BREXIT: La «drôle de sortie» du Royaume-Uni de l’UE
DIPLOMATIE : Après une saga de près de quatre ans et deux tentatives avortées, le Royaume-Uni largue les amarres européennes ce 31 janvier suite à la signature à l’arraché d’un accord de divorce qui met un terme à la première phase de son retrait.
Mais si les Brexiters les plus ardents s’apprêtent à fêter bruyamment la sortie, pour la majorité des Britanniques, le cœur n’y est pas.
« – Je peux vous demander ce que vous ferez le 31 janvier ? – Le 31 janvier ? Ah oui, le Brexit ! Je ne sais pas, ce sera un jour comme les autres, je pense, pour moi… » Au grand étonnement des journalistes curieux de jauger l’état d’esprit d’une nation qui s’apprête à couper le cordon ombilical après 47 ans passés dans le giron européen, bon nombre de Britanniques ne semblent pas vraiment prêter attention à l’événement.
Certes, la date est avant tout symbolique : le départ du Royaume-Uni s’accompagne d’une période de transition jusqu’à la fin de l’année 2020, un laps de temps durant lequel Londres et Bruxelles vont tenter de négocier leur future relation.
Les Britanniques continueront d’appliquer les règles de l’Union européenne (UE), simplement ils ne prendront plus part aux décisions communautaires, autrement dit, ils n’auront plus voix au chapitre. Concrètement, au quotidien, rien ne va donc changer le 1er février, et c’est peut-être ce qui explique en partie cette indifférence générale.
Mais il y a autre chose qui explique cette drôle d’atmosphère, quelque peu apathique : le Brexit n’est ni un acte de libération d’un brutal oppresseur (n’en déplaise à certains Brexiters dont Boris Johnson qui n’hésitent pas à émettre des comparaisons douteuses entre l’UE, Hitler et Napoléon…), ni une révolution d’un peuple dans la rue déterminé à balayer l’establishment et faire table rase de tous les codes britanniques existants.
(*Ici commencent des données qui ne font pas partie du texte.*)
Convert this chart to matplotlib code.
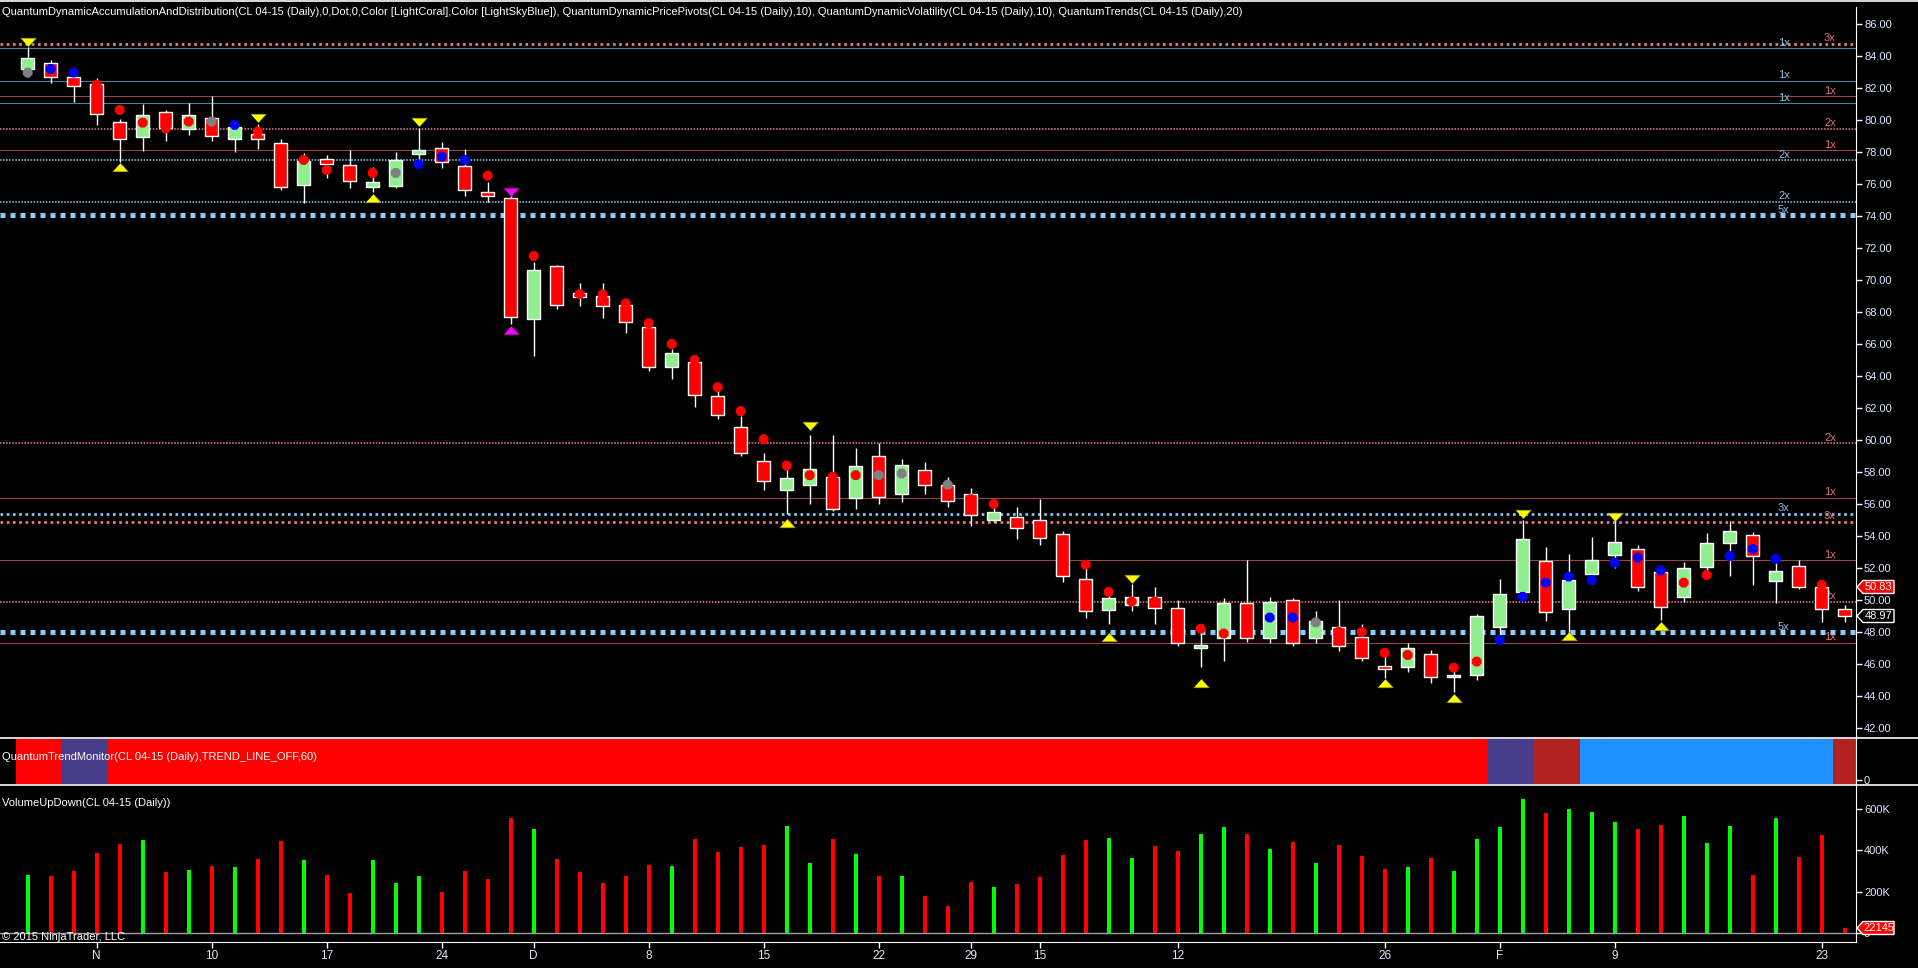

D’autant que nombre d’avocats de la sortie du bloc européen se réfèrent en réalité à un retour à un temps où le Royaume-Uni était un empire dominant une partie de la planète, temps désormais révolu que le Brexit ne peut pas raviver.
Surtout, les Britanniques ressentent une immense lassitude face à un feuilleton aux épisodes tragicomiques menant souvent à l’impasse et qui a semblé interminable à bien des électeurs persuadés que le résultat du référendum du 23 juin 2016 réglait une bonne fois pour toutes le problème. « Mais on a voté pour le Brexit il y a longtemps maintenant, pourquoi on n’est pas encore sortis ? », a-t-on entendu maintes fois durant les nombreuses crises qui ont émaillé le long chemin vers l’accord de retrait.
Un pays encore divisé
Il ne faut pas non plus oublier que si 51,8% des votants ont voulu sortir, 48,1% souhaitaient, eux, rester dans l’UE. Un pourcentage qui s’est d’ailleurs inversé avec le temps. La moyenne des six derniers sondages effectués par l’organisation non partisane WhatUkThinks entre le 4 décembre et le 10 janvier indique que désormais 53% des sondés voteraient pour le « Remain » (« rester ») et 47% pour le « Leave » (« sortir ») en cas de nouveau référendum. Et ce, malgré la large victoire de Boris Johnson aux législatives anticipées du 12 décembre dernier, reconduit avec une imposante majorité sur une promesse unique, un Brexit garanti le 31 janvier.